Anonymous Monk has asked for the wisdom of the Perl Monks concerning the following question:

ok, I am trying to replace special characters with their ascii codes. The problem is that if i were to use something like...
sub convert { my $in = shift; return ( '&amp;#' . ord($in) . ';'); } $line =~ s/([\&amp;\'\;\\\"\|\*\?\~\^\(\)\[\]\{\}\$\n\r\<\>])/&amp;con +vert($1)/g;
it corrupts the html in $line. Any ideas? Thanks.

Replies are listed 'Best First'.
(jeffa) Re: preserving html in patterns
by jeffa (Bishop) on Dec 21, 2001 at 06:31 UTC
    A lot of times it appears that the only way to solve a problem is in one direction, but most of the time, there is another way. Instead of trying to substitute some set of characters, say X, match the negation of X:
    use strict; my $line = '$x += 2; $y = $x**2'; $line =~ s/([^\sa-zA-Z0-9])/'&#'.ord($1).';'/ge; # or if you don't want to encode underscores $line =~ s/([^\s\w])/'&#'.ord($1).';'/ge; print "$line\n";
    This does not encode newlines and carriage returns, only spaces. Why you would want to use &#10; or &#13; i don't know, but you can use this to achieve that without encoding spaces:
    s/([^ a-zA-Z0-9])/'&#'.ord($1).';'/ge # a single, literal space

    I also wonder if this tool is available in the CPAN somwhere. But i digress...

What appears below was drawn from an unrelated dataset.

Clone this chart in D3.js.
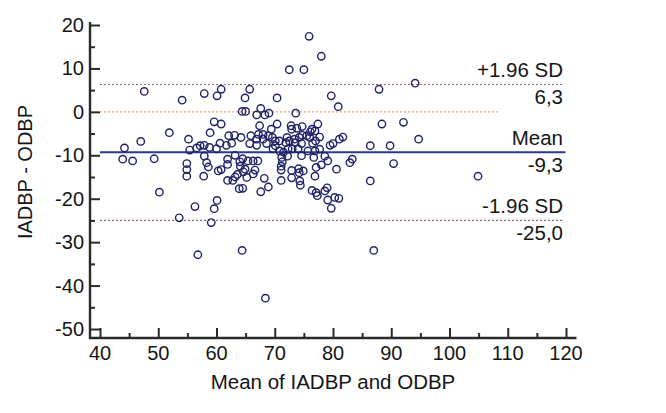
<!DOCTYPE html>
<html>
<head>
<meta charset="utf-8">
<script src="https://cdn.jsdelivr.net/npm/d3@7"></script>
<style>
  body { margin: 0; background: #fff; }
  svg text { font-family: "Liberation Sans", Arial, sans-serif; fill: #151515; }
</style>
</head>
<body>
<div id="chart"></div>
<script>
"use strict";

// == data: mean of the two methods, and their difference ==
var meanValues = [
  75.9, 78.0, 72.5, 75.0, 94.1, 87.9, 47.6, 54.1, 57.9, 60.1, 60.8, 65.7, 64.9, 70.4, 79.7, 80.9,
  64.4, 65.0, 67.6, 66.9, 68.3, 69.0, 73.6, 59.6, 60.8, 51.9, 58.9, 47.0, 55.2, 88.4, 92.1, 94.7,
  86.4, 89.8, 90.4, 104.9, 86.4, 87.0, 44.2, 43.9, 45.6, 49.3, 50.2, 54.9, 54.9, 54.9, 56.3, 60.1,
  59.6, 53.6, 59.1, 56.8, 64.4, 68.4, 55.4, 56.6, 57.2, 57.9, 58.8, 60.0, 60.6, 61.7, 62.6, 62.1,
  63.1, 64.2, 57.9, 58.3, 57.8, 58.6, 60.3, 60.8, 61.9, 61.9, 61.9, 62.8, 63.2, 64.0, 64.1, 64.5,
  63.6, 63.2, 64.6, 65.4, 66.3, 67.1, 64.9, 66.6, 63.9, 64.5, 67.6, 68.9, 68.2, 71.1, 72.9, 74.2,
  74.1, 74.3, 74.4, 74.9, 71.1, 71.3, 71.1, 72.2, 71.9, 70.8, 72.5, 73.0, 74.0, 72.8, 73.8, 74.7,
  74.2, 73.4, 74.7, 76.1, 76.9, 77.4, 76.0, 76.5, 77.7, 75.7, 76.9, 77.7, 79.5, 80.0, 78.6, 79.1,
  77.1, 78.0, 80.6, 76.9, 76.4, 77.1, 78.6, 79.0, 79.1, 79.7, 80.3, 67.4, 70.4, 68.0, 68.9, 69.6,
  66.9, 68.0, 65.9, 65.7, 66.9, 68.6, 69.7, 70.8, 81.7, 81.1, 82.9, 83.3, 69.4, 72.9, 76.4, 67.2,
  72.1, 75.5, 70.1, 73.5, 74.6, 65.2, 66.3, 71.2, 71.5, 72.9, 76.7, 74.6, 72.3, 70.1, 77.3, 81.0,
  77.0
];
var diffValues = [
  17.4, 12.8, 9.7, 9.7, 6.6, 5.2, 4.7, 2.7, 4.2, 3.7, 5.2, 5.2, 3.2, 3.2, 3.7, 1.2,
  0.1, 0.1, 0.8, -0.7, -0.7, -0.3, -0.3, -2.3, -2.8, -4.8, -4.8, -6.8, -6.3, -2.8, -2.4, -6.3,
  -7.8, -7.8, -11.9, -14.8, -15.9, -31.9, -8.3, -10.9, -11.3, -10.8, -18.5, -11.9, -13.3, -14.8, -21.8, -20.4,
  -22.3, -24.4, -25.5, -32.9, -31.9, -42.9, -8.8, -8.3, -7.8, -7.7, -8.2, -8.5, -7.2, -7.7, -7.2, -5.5,
  -5.4, -5.9, -10.2, -11.7, -14.8, -12.7, -13.6, -13.3, -10.9, -12.1, -15.8, -15.8, -10.0, -11.5, -12.5, -10.8,
  -14.4, -15.0, -13.8, -11.3, -11.3, -11.3, -13.2, -13.4, -17.7, -17.6, -18.4, -17.3, -15.3, -15.8, -15.2, -14.0,
  -13.1, -15.9, -16.9, -13.6, -12.5, -11.5, -13.4, -10.2, -7.1, -6.7, -6.7, -8.5, -8.5, -3.2, -3.8, -3.4,
  -5.9, -6.3, -5.4, -4.6, -4.4, -2.8, -5.9, -7.2, -5.8, -9.0, -9.0, -8.6, -7.7, -7.3, -10.2, -11.3,
  -12.8, -12.2, -13.2, -14.8, -18.1, -18.6, -18.2, -17.5, -20.3, -22.2, -19.7, -3.2, -2.8, -5.2, -5.5, -5.9,
  -6.3, -6.3, -5.5, -7.3, -7.7, -7.3, -8.5, -9.0, -5.8, -6.3, -11.7, -10.9, -4.0, -4.0, -4.0, -5.2,
  -5.9, -5.5, -6.7, -7.1, -7.3, -15.1, -14.3, -10.5, -9.3, -13.5, -10.5, -10.1, -8.5, -7.8, -19.3, -19.9,
  -6.7
];

// == limits of agreement ==
var limitValues = [6.3, -9.3, -25.0];
var limitNames  = ["+1.96 SD", "Mean", "-1.96 SD"];
var limitTexts  = ["6,3", "-9,3", "-25,0"];

var xTicks = [40, 50, 60, 70, 80, 90, 100, 110, 120];
var yTicks = [-50, -40, -30, -20, -10, 0, 10, 20];
var xTitle = "Mean of IADBP and ODBP";
var yTitle = "IADBP - ODBP";

// == svg boilerplate ==
var width = 666, height = 413;

var svg = d3.select("#chart")
            .append("svg")
            .attr("width", width)
            .attr("height", height);

var xScale = d3.scaleLinear().domain([40, 120]).range([100, 566]);
var yScale = d3.scaleLinear().domain([-50, 20]).range([329, 25]);

var axisX = 90, axisY = 338;
var axisColor = "#2a2a2a";

// == reference lines ==
svg.append("line")
   .attr("x1", xScale(40)).attr("x2", xScale(108.6))
   .attr("y1", yScale(0)).attr("y2", yScale(0))
   .attr("stroke", "#e3ac6c")
   .attr("stroke-width", 1.2)
   .attr("stroke-dasharray", "2,2");

limitValues.forEach(function (v, i) {
  var line = svg.append("line")
     .attr("x1", xScale(40)).attr("x2", xScale(i == 1 ? 119.9 : 119.6))
     .attr("y1", yScale(v)).attr("y2", yScale(v));
  if (i == 1) {
    line.attr("stroke", "#2b3a8e").attr("stroke-width", 2.2);
  } else {
    line.attr("stroke", "#a0606c").attr("stroke-width", 1.2).attr("stroke-dasharray", "2,2");
  }
  svg.append("text")
     .attr("x", 563)
     .attr("y", yScale(v) - 7)
     .attr("text-anchor", "end")
     .style("font-size", "20.5px")
     .text(limitNames[i]);
  svg.append("text")
     .attr("x", 563)
     .attr("y", yScale(v) + 20)
     .attr("text-anchor", "end")
     .style("font-size", "20.5px")
     .text(limitTexts[i]);
});

// == points ==
svg.append("g")
   .selectAll("circle")
   .data(meanValues)
   .enter()
   .append("circle")
   .attr("cx", function (d) { return xScale(d); })
   .attr("cy", function (d, i) { return yScale(diffValues[i]); })
   .attr("r", 3.7)
   .attr("fill", "none")
   .attr("stroke", "#1f2268")
   .attr("stroke-width", 1.4);

// == axes (ticks point inward, like the original) ==
var yAxis = d3.axisRight(yScale)
              .tickValues(d3.range(-50, 21, 5))
              .tickSizeInner(0).tickSizeOuter(0)
              .tickFormat("");
var gy = svg.append("g").attr("transform", "translate(" + axisX + ",0)").call(yAxis);
gy.select(".domain").remove();
gy.selectAll(".tick line")
  .attr("x2", function (d) { return d % 10 == 0 ? 10 : 5; })
  .attr("stroke", axisColor).attr("stroke-width", 2);

var xAxis = d3.axisTop(xScale)
              .tickValues(d3.range(40, 121, 5))
              .tickSizeInner(0).tickSizeOuter(0)
              .tickFormat("");
var gx = svg.append("g").attr("transform", "translate(0," + axisY + ")").call(xAxis);
gx.select(".domain").remove();
gx.selectAll(".tick line")
  .attr("y2", function (d) { return d % 10 == 0 ? -10 : -5; })
  .attr("stroke", axisColor).attr("stroke-width", 2);

svg.append("path")
   .attr("d", "M" + axisX + "," + yScale(20.7) + "V" + axisY + "H" + xScale(121.8))
   .attr("fill", "none")
   .attr("stroke", axisColor)
   .attr("stroke-width", 2.4);

// == tick labels ==
svg.append("g").selectAll("text")
   .data(yTicks).enter().append("text")
   .attr("x", 84)
   .attr("y", function (d) { return yScale(d) + 7; })
   .attr("text-anchor", "end")
   .style("font-size", "20px")
   .text(function (d) { return d; });

svg.append("g").selectAll("text")
   .data(xTicks).enter().append("text")
   .attr("x", function (d) { return xScale(d); })
   .attr("y", 360)
   .attr("text-anchor", "middle")
   .style("font-size", "20px")
   .text(function (d) { return d; });

// == axis titles ==
svg.append("text")
   .attr("x", (xScale(40) + xScale(120)) / 2)
   .attr("y", 389)
   .attr("text-anchor", "middle")
   .style("font-size", "20.5px")
   .text(xTitle);

svg.append("text")
   .attr("transform", "translate(32,172) rotate(-90)")
   .attr("text-anchor", "middle")
   .style("font-size", "20px")
   .text(yTitle);
</script>
</body>
</html>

    (updated node: got confused about \s and such, sorry)

    jeffa

    L-LL-L--L-LL-L--L-LL-L--
    -R--R-RR-R--R-RR-R--R-RR
    F--F--F--F--F--F--F--F--
    (the triplet paradiddle)
    
Re: preserving html in patterns
by davorg (Chancellor) on Dec 21, 2001 at 14:04 UTC

    Perhaps you should look at the escapeHTML function from CGI.pm.

    --
    <http://www.dave.org.uk>

    "The first rule of Perl club is you do not talk about Perl club."
    -- Chip Salzenberg

      I'm almost tempted to point him to URI::Escape or CGI.pm's facilities, but there's also String::Escape. I've used all three, with varying results, depending on what exactly he's trying to escape, strings, form elements, or URI structures.
Re: preserving html in patterns
by mrbbking (Hermit) on Dec 21, 2001 at 06:39 UTC

    I like Jeffa's answer, because the substitution pattern is easier to read.

    Alternatively, I think you could get away with just adding the 'e' modifier after your 'g'. That tells s/// to evaluate the right side, rather than use it at face value.